● Data extract:
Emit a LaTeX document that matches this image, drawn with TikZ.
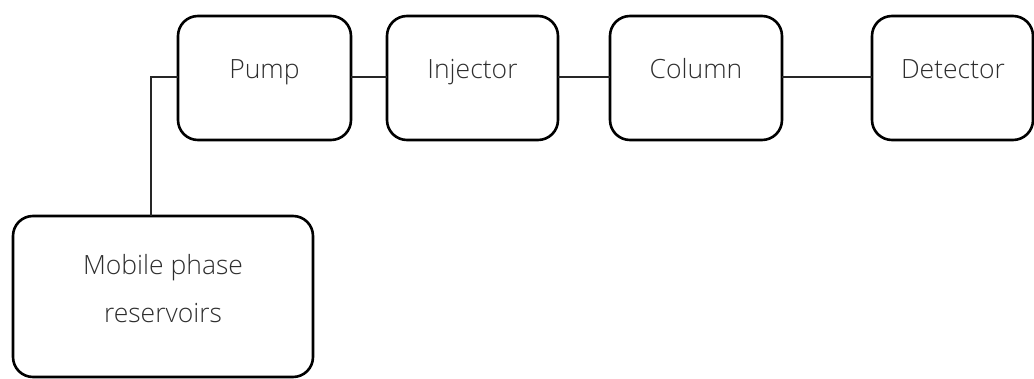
\documentclass[tikz,border=0pt]{standalone}
\usepackage{fontspec}
\newfontfamily\labelfont{Open Sans Light}
\definecolor{labelgray}{HTML}{2E2E2E}
\begin{document}
\begin{tikzpicture}[x=1pt,y=-1pt,
  unit/.style={draw=black,line width=2.6pt,rounded corners=20pt},
  link/.style={draw=black!85,line width=1.3pt},
  lbl/.style={font=\labelfont\fontsize{26.5}{48}\selectfont,text=labelgray,anchor=base,align=center,inner sep=0pt}]
\useasboundingbox (0,0) rectangle (1034,379);
% component boxes
\path[unit] (178,16) rectangle (351,140);
\path[unit] (387,16) rectangle (558,140);
\path[unit] (610,16) rectangle (782,140);
\path[unit] (872,16) rectangle (1033,140);
\path[unit] (13,216) rectangle (313,377);
% anchors on box edges
\coordinate (pumpL) at (178,77);
\coordinate (pumpR) at (351,77);
\coordinate (injL) at (387,77);
\coordinate (injR) at (558,77);
\coordinate (colL) at (610,77);
\coordinate (colR) at (782,77);
\coordinate (detL) at (872,77);
\coordinate (resT) at (151,216);
\coordinate (bend) at (151,77);
% labels
\node[lbl] (pump) at (264.5,79) {Pump};
\node[lbl] (inj) at (472.5,79) {Injector};
\node[lbl] (col) at (696,79) {Column};
\node[lbl] (det) at (953,79) {Detector};
\node[lbl] (res1) at (163,275) {Mobile phase};
\node[lbl] (res2) at (163,323) {reservoirs};
% tubing between units
\draw[link] (resT) -- (bend) -- (pumpL);
\draw[link] (pumpR) -- (injL);
\draw[link] (injR) -- (colL);
\draw[link] (colR) -- (detL);
\end{tikzpicture}
\end{document}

● Problem to work on: With the pictures left out, transcribe the material exactly.

● Task answer:
Emit a LaTeX document that matches this image, drawn with TikZ.
\documentclass[tikz,border=0pt]{standalone}
\usepackage{fontspec}
\newfontfamily\labelfont{Open Sans Light}
\definecolor{labelgray}{HTML}{2E2E2E}
\begin{document}
\begin{tikzpicture}[x=1pt,y=-1pt,
  unit/.style={draw=black,line width=2.6pt,rounded corners=20pt},
  link/.style={draw=black!85,line width=1.3pt},
  lbl/.style={font=\labelfont\fontsize{26.5}{48}\selectfont,text=labelgray,anchor=base,align=center,inner sep=0pt}]
\useasboundingbox (0,0) rectangle (1034,379);
% component boxes
\path[unit] (178,16) rectangle (351,140);
\path[unit] (387,16) rectangle (558,140);
\path[unit] (610,16) rectangle (782,140);
\path[unit] (872,16) rectangle (1033,140);
\path[unit] (13,216) rectangle (313,377);
% anchors on box edges
\coordinate (pumpL) at (178,77);
\coordinate (pumpR) at (351,77);
\coordinate (injL) at (387,77);
\coordinate (injR) at (558,77);
\coordinate (colL) at (610,77);
\coordinate (colR) at (782,77);
\coordinate (detL) at (872,77);
\coordinate (resT) at (151,216);
\coordinate (bend) at (151,77);
% labels
\node[lbl] (pump) at (264.5,79) {Pump};
\node[lbl] (inj) at (472.5,79) {Injector};
\node[lbl] (col) at (696,79) {Column};
\node[lbl] (det) at (953,79) {Detector};
\node[lbl] (res1) at (163,275) {Mobile phase};
\node[lbl] (res2) at (163,323) {reservoirs};
% tubing between units
\draw[link] (resT) -- (bend) -- (pumpL);
\draw[link] (pumpR) -- (injL);
\draw[link] (injR) -- (colL);
\draw[link] (colR) -- (detL);
\end{tikzpicture}
\end{document}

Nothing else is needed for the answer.